The other is a $25,000 tower we purchased that a second county decided was worth $350,000 because it has 17 old AT&T horn antennas (all of which are long decommissioned), and their auditor "figured" each antenna on a tower was worth $25,000 a year in revenue. Did they ever ask us about the antennas? Did they notice the waveguide was stripped years ago rendering them useless liabilities? Did they notice the tower was in the middle of nowhere and worthless for even cellular service? Nope. They made it up. So far, they've stalled in court on demands to substantiate their valuation basis to the point the court is now being asked to find them in violation of discovery requirements. This is our government that is ignoring the same laws we'd go to jail for violating.
The good news is that the accountants and executives at Worldcom, Global Crossing and so on also made their numbers up and they finally are being held accountable.
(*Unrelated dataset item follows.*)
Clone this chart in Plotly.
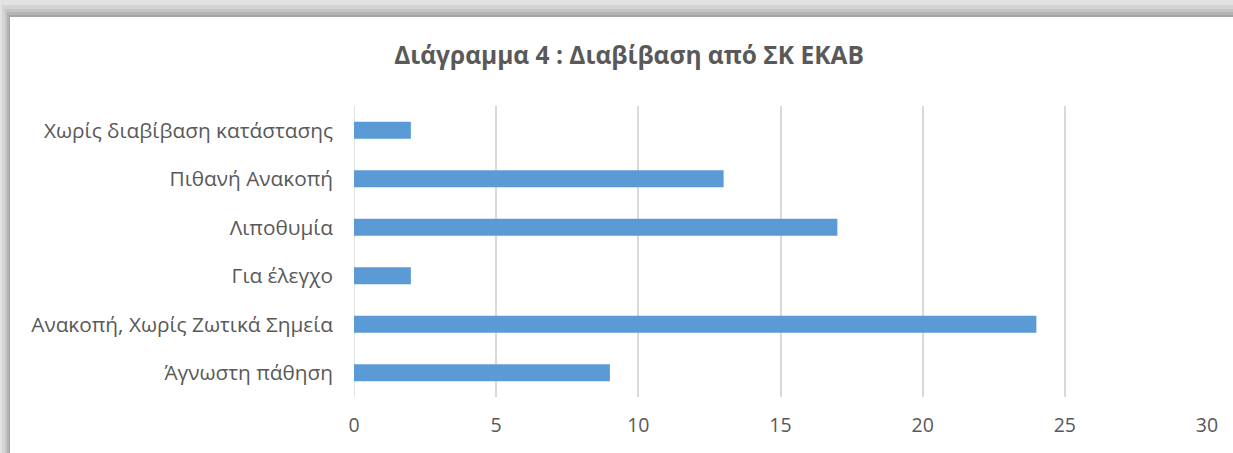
import plotly.graph_objects as go

categories = ["Άγνωστη πάθηση", "Ανακοπή, Χωρίς Ζωτικά Σημεία", "Για έλεγχο",
              "Λιποθυμία", "Πιθανή Ανακοπή", "Χωρίς διαβίβαση κατάστασης"]
values = [9, 24, 2, 17, 13, 2]
x_ticks = [0, 5, 10, 15, 20, 25, 30]

W, H = 1233, 453
L, R, T, B = 354, 26, 106, 56
PW, PH = W - L - R, H - T - B

def px(x):
    return (x - L) / PW

def py(y):
    return (H - B - y) / PH

FONT = "Open Sans"
TXT = "#595959"

fig = go.Figure(go.Bar(
    y=categories, x=values, orientation="h",
    marker=dict(color="#5b9bd5", line=dict(width=0)),
    width=0.35,
))

shapes = []
frames = [(0, 0, "#e2e2e2"), (2, 5, "#d4d4d4"), (5, 9, "#c4c4c4"),
          (7, 12, "#b4b4b4"), (9, 15, "#a4a4a4")]
for x0, y0, c in frames:
    shapes.append(dict(type="rect", xref="paper", yref="paper",
                       x0=px(x0), x1=px(W + 5), y0=py(y0), y1=py(H + 5),
                       fillcolor=c, line=dict(width=0), layer="below"))
shapes.append(dict(type="rect", xref="paper", yref="paper",
                   x0=px(10), x1=px(W + 5), y0=py(17), y1=py(H + 5),
                   fillcolor="white", line=dict(width=0), layer="below"))

fig.update_layout(
    width=W, height=H,
    margin=dict(l=L, r=R, t=T, b=B),
    paper_bgcolor="#e2e2e2",
    plot_bgcolor="rgba(0,0,0,0)",
    shapes=shapes,
    showlegend=False,
    title=dict(text="<b>Διάγραμμα 4 : Διαβίβαση από ΣΚ ΕΚΑΒ</b>",
               x=px(629), xref="paper", xanchor="center",
               y=1 - 55 / H, yanchor="middle",
               font=dict(family=FONT, size=24.5, color=TXT)),
    xaxis=dict(range=[0, 30], tickvals=x_ticks, showgrid=True,
               gridcolor="#d9d9d9", gridwidth=1.5, zeroline=False,
               showline=False, ticks="", ticklabelstandoff=14,
               tickfont=dict(family=FONT, size=19.5, color=TXT), fixedrange=True),
    yaxis=dict(categoryorder="array", categoryarray=categories,
               range=[-0.5, 5.5], showgrid=False, zeroline=False,
               showline=False, ticks="", ticklabelstandoff=20,
               tickfont=dict(family=FONT, size=20.8, color=TXT), fixedrange=True),
)
fig.add_vline(x=0, line_color="#d9d9d9", line_width=1.5, layer="below")

fig.write_html("out.html")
What all of us need to do is quit putting up with fraud at any level of government. Yes, it'll cost us more to fight the taxes in the shortrun (and it takes a lot of time to get the state to investigate the criminal acts of some of these assessors), but unless we do so, they're going to keep up their practices.
My advice? Dispute your taxes every year and make them prove it. I've had more than one assessor tell me that they don't check their assessment facts until there is a dispute - If you are too lazy to dispute them and call them on their sloppy work, they're going to take you for the extra tax revenue.